Nous avons ensuite habité dans un immeuble bourgeois avec des escaliers en marbre blanc que la propriétaire, une vieille avare, nous empêchait de fouler, par crainte de l’usure, en criant : « Balek ! Balek!» quand elle nous apercevait, ma sœur et moi, avec notre petite bonne arabe dans l’escalier où nous ne faisions que passer. Au moindre bruit, elle pointait un nez inquisiteur dans l’entrebâillement de la porte. Nos appartements s’ouvraient sur le même palier. C’était, je crois, rue d’Alger. La dame un peu dérangée qui récupérait, par économie, pour la boire, l’eau des artichauts que ma mère faisait bouillir, s’appelait Mme Icare !
Ma mère avait une amie, Jeannette Korcia, que j’ai revue plus tard, pendant la guerre, dans le quartier juif d’Oran. A Oujda, J’ai dû accompagner ma mère une ou deux fois quand elle lui rendait visite dans le mellah, à l’insu de mon père qui redoutait les épidémies, le typhus surtout. Jeannette habitait avec sa nombreuse progéniture dans une rue qui exhalait une odeur de misère, mélange indéfinissable d’égout et d’immondices dans la touffeur de l'été. J’étais frappée par les murs nus badigeonnés à la chaux. A l’époque, partout des papiers peints très colorés décoraient les murs. Un pauvre mobilier aussi, nul objet décoratif, ni miroir, ni horloge, ni vase et pas de livres.

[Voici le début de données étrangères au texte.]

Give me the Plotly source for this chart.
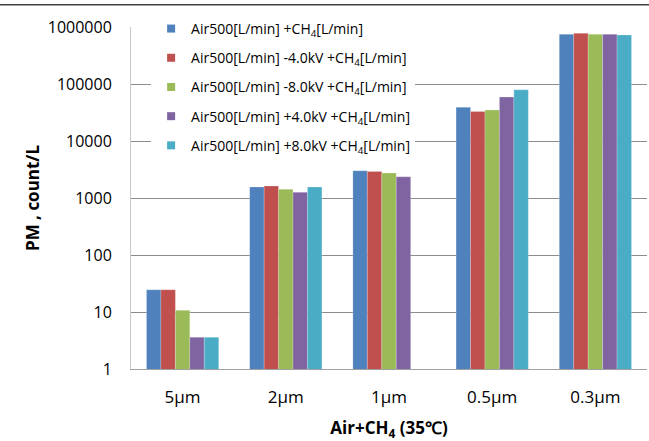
import plotly.graph_objects as go

categories = ["5µm", "2µm", "1µm", "0.5µm", "0.3µm"]
series_names = [
    "Air500[L/min] +CH<sub>4</sub>[L/min]",
    "Air500[L/min] -4.0kV +CH<sub>4</sub>[L/min]",
    "Air500[L/min] -8.0kV +CH<sub>4</sub>[L/min]",
    "Air500[L/min] +4.0kV +CH<sub>4</sub>[L/min]",
    "Air500[L/min] +8.0kV +CH<sub>4</sub>[L/min]",
]
base = [24.5, 1560, 3010, 39000, 745000]
neg4 = [24.5, 1620, 2930, 33000, 775000]
neg8 = [10.7, 1420, 2750, 35000, 745000]
pos4 = [3.6, 1260, 2360, 59000, 745000]
pos8 = [3.6, 1560, None, 79000, 725000]
series_values = [base, neg4, neg8, pos4, pos8]
colors = ["#4F81BD", "#C0504D", "#9BBB59", "#8064A2", "#4BACC6"]
y_tickvals = [1, 10, 100, 1000, 10000, 100000, 1000000]
y_ticktext = ["1", "10", "100", "1000", "10000", "100000", "1000000"]

fig = go.Figure()
for i, (name, vals, col) in enumerate(zip(series_names, series_values, colors)):
    fig.add_trace(go.Bar(
        x=categories, y=vals, name=name, marker_color=col,
        marker_line=dict(color="rgba(255,255,255,0.35)", width=0.6),
        showlegend=False,
    ))
    fig.add_trace(go.Scatter(
        x=[None], y=[None], mode="markers", name=name,
        marker=dict(symbol="square", size=8, color=col),
        legendgroup=f"g{i}", showlegend=True,
    ))

FONT = "Open Sans"
fig.update_layout(
    width=649, height=441,
    margin=dict(l=131, r=2, t=27, b=72),
    paper_bgcolor="white", plot_bgcolor="white",
    barmode="group", bargap=0.30, bargroupgap=0,
    font=dict(family=FONT, color="#000000"),
    legend=dict(
        x=0.039, y=1.041, xanchor="left", yanchor="top",
        bgcolor="white", borderwidth=0,
        font=dict(family=FONT, size=14, color="#000000"),
        tracegroupgap=8, itemwidth=30,
    ),
    xaxis=dict(
        showline=True, linecolor="#A0A0A0", linewidth=1,
        showgrid=False, ticks="", automargin=False,
        tickfont=dict(family=FONT, size=17, color="#000000"),
        ticklabelstandoff=13,
        title=dict(text="<b>Air+CH<sub>4</sub> (35℃)</b>",
                   font=dict(family=FONT, size=17, color="#000000"), standoff=24),
    ),
    yaxis=dict(
        type="log", range=[0, 6], automargin=False,
        tickvals=y_tickvals, ticktext=y_ticktext,
        showline=True, linecolor="#C8C8C8", linewidth=1,
        showgrid=True, gridcolor="#8C8C8C", gridwidth=1,
        ticks="", ticklabelstandoff=15,
        tickfont=dict(family=FONT, size=16, color="#000000"),
        title=dict(text="<b>PM , count/L</b>",
                   font=dict(family=FONT, size=17, color="#000000"), standoff=3),
    ),
)
fig.add_shape(type="line", xref="paper", yref="paper",
              x0=-131/516, x1=1 + 2/516, y0=1.065, y1=1.065,
              line=dict(color="#404040", width=1.5))

fig.write_html("out.html")
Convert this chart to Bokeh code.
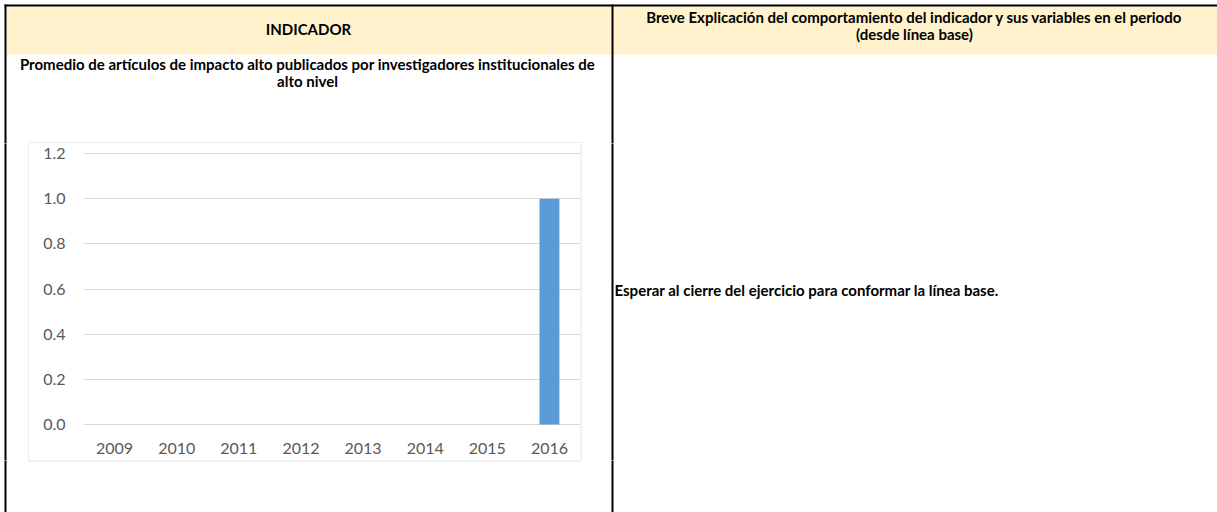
from bokeh.plotting import figure
from bokeh.layouts import column, row
from bokeh.models import FixedTicker, Range1d
from bokeh.core.properties import value
from bokeh.embed import file_html
from bokeh.resources import INLINE

# ---- data ----
years = ["2009", "2010", "2011", "2012", "2013", "2014", "2015", "2016"]
values = [0, 0, 0, 0, 0, 0, 0, 1.0]
y_ticks = [0.0, 0.2, 0.4, 0.6, 0.8, 1.0, 1.2]

header_left = "INDICADOR"
header_right_1 = "Breve Explicación del comportamiento del indicador y sus variables en el periodo"
header_right_2 = "(desde línea base)"
title_1 = "Promedio de artículos de impacto alto publicados por investigadores institucionales de"
title_2 = "alto nivel"
explanation = "Esperar al cierre del ejercicio para conformar la línea base."

# ---- layout (pixels) ----
W, H = 1217, 512
FONT = "Lato"
CREAM = "#FFF2CC"
GRAY = "#D9D9D9"
BLACK = "black"

TOP_H = 143            # rows 0..142
MID_H = 317            # rows 143..459
BOT_H = H - TOP_H - MID_H
L_W = 29               # cols 0..28
C_W = 551              # cols 29..579
R_W = W - L_W - C_W    # cols 580..


def canvas(w, h):
    f = figure(width=w, height=h, x_range=Range1d(0, w), y_range=Range1d(h, 0),
               x_axis_type=None, y_axis_type=None, output_backend="svg",
               toolbar_location=None, min_border=0, frame_align=False)
    f.outline_line_color = None
    f.grid.visible = False
    f.background_fill_color = "white"
    f.border_fill_color = "white"
    return f


def box(f, l, r, t, b, color):
    f.quad(left=[l], right=[r], top=[t], bottom=[b], fill_color=color, line_color=None)


def txt(f, x, y, s, align="center"):
    f.text(x=[x], y=[y], text=[s], text_align=align, text_baseline="middle",
           text_font=value(FONT), text_font_style="bold", text_font_size="15px",
           text_color="black")


# top strip
top = canvas(W, TOP_H)
box(top, 6, W + 2, 6, 54, CREAM)
box(top, 4, W + 2, 4, 6, BLACK)
box(top, 4, 6, 4, TOP_H + 1, BLACK)
box(top, 611, 613, 4, TOP_H + 1, BLACK)
box(top, 28, 581, 142, 143, GRAY)
txt(top, 308, 28.5, header_left)
txt(top, 914, 16.5, header_right_1)
txt(top, 914, 33, header_right_2)
txt(top, 307, 63.5, title_1)
txt(top, 307, 80.5, title_2)

# middle left
ml = canvas(L_W, MID_H)
box(ml, 4, 6, -1, MID_H + 1, BLACK)
box(ml, 28, 29, -1, MID_H + 1, GRAY)

# middle right
mr = canvas(R_W, MID_H)
box(mr, 0, 1, -1, MID_H + 1, GRAY)
box(mr, 611 - 580, 613 - 580, -1, MID_H + 1, BLACK)
txt(mr, 614 - 580, 289 - TOP_H, explanation, align="left")

# bottom strip
bot = canvas(W, BOT_H)
box(bot, 4, 6, -1, BOT_H + 1, BLACK)
box(bot, 611, 613, -1, BOT_H + 1, BLACK)
box(bot, 28, 581, 0, 1, GRAY)

# chart
PX_TOP, PX_ZERO = 153, 424            # pixel rows of 1.2 and 0.0
per_px = 1.2 / (PX_ZERO - PX_TOP)
FR_T, FR_B = 151, 426                 # frame rows
c = figure(width=C_W, height=MID_H, x_range=years,
           y_range=Range1d(-(FR_B - PX_ZERO) * per_px, 1.2 + (PX_TOP - FR_T) * per_px),
           output_backend="svg", toolbar_location=None, frame_align=False,
           min_border_left=83 - L_W, min_border_right=0,
           min_border_top=FR_T - TOP_H, min_border_bottom=TOP_H + MID_H - FR_B)
c.outline_line_color = None
c.background_fill_color = "white"
c.border_fill_color = "white"
c.vbar(x=years, top=values, width=0.32, color="#5B9BD5", line_color=None)

c.yaxis.ticker = FixedTicker(ticks=y_ticks)
c.yaxis.major_label_overrides = {t: f"{t:.1f}" for t in y_ticks}
for ax in (c.xaxis[0], c.yaxis[0]):
    ax.axis_line_color = None
    ax.major_tick_line_color = None
    ax.minor_tick_line_color = None
    ax.major_tick_out = 0
    ax.major_tick_in = 0
    ax.major_label_text_font = FONT
    ax.major_label_text_font_size = "16px"
    ax.major_label_text_color = "#595959"
c.yaxis.major_label_standoff = 18
c.xaxis.major_label_standoff = 16
c.xgrid.grid_line_color = None
c.ygrid.grid_line_color = GRAY
c.ygrid.grid_line_width = 1

layout = column(top, row(ml, c, mr, spacing=0), bot, spacing=0)
open("out.html", "w").write(file_html(layout, INLINE))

 Le 7 Juin 1948, 3 semaines après la déclaration de l’Etat d’Israël, des émeutes antijuives firent, en 3 heures, à Oujda où mon père vivait encore et à Djerada 43 morts et 155 blessés. Habitations et biens furent détruits. Le mellah d’Oujda fut reconstruit après ce « pogrom ».
J’ai l’amertume de constater que deux villes où j’ai vécu, celle de ma naissance et celle où j’ai passé une grande partie de mon enfance, ont vu déferler dans les quartiers juifs des hordes barbares d’émeutiers arabes : Constantine en Août 1934, avec la montée de l’antisémitisme nazi et Oujda, en juin 1948, avec l’antisionisme. Qui parle de coexistence pacifique ?

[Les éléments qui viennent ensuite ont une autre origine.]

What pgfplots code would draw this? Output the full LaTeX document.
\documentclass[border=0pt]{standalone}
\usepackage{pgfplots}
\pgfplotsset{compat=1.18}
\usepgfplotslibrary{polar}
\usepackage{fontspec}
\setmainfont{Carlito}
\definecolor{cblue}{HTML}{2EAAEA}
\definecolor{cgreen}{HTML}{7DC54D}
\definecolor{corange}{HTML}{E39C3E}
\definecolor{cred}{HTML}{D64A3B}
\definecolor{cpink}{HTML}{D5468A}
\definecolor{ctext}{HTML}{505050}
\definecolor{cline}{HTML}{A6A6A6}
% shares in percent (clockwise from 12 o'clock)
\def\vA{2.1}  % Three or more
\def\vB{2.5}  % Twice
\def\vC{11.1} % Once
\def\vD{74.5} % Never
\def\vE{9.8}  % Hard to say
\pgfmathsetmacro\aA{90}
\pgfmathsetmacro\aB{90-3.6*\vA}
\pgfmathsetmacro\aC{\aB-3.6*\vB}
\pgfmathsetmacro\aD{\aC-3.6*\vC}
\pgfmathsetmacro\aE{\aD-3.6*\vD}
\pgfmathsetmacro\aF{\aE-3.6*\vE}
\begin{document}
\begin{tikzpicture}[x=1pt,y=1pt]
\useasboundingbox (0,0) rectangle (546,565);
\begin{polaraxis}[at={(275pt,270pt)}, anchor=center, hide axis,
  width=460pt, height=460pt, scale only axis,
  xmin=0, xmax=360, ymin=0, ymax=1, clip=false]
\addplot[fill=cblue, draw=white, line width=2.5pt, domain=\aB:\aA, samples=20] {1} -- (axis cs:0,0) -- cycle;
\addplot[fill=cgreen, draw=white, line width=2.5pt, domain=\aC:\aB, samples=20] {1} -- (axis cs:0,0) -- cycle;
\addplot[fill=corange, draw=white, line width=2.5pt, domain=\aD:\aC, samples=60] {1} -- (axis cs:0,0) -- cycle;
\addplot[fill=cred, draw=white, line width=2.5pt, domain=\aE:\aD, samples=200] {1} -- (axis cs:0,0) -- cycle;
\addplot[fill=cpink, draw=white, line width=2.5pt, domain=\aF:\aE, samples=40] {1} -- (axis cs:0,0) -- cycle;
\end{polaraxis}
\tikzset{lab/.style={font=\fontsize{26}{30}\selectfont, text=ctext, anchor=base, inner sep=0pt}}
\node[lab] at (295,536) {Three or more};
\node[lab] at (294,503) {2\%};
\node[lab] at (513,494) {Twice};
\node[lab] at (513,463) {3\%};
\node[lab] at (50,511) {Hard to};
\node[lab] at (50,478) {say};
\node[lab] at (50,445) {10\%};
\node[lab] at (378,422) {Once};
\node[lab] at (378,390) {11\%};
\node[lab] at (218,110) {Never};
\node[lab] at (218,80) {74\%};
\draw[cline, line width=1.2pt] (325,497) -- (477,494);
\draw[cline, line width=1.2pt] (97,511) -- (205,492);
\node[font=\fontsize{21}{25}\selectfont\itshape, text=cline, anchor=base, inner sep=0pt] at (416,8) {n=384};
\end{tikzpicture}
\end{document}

Il faut beaucoup d’idéalisme et d’optimisme pour espérer que des prétextes cesseront d’alimenter la haine à toutes les époques contre les minorités juives.
 Où donc est leur place ? Ils ont dû quitter ou fuir 10 pays arabes ou devenus arabes par la conquête. En Algérie, le code de la nationalité de 1963 n'a pas été modifié à ce jour et il faut être musulman pour prétendre à la nationalité. Dhimmis alors?

  1939. Oujda : Cours préparatoire à l'Ecole de la République.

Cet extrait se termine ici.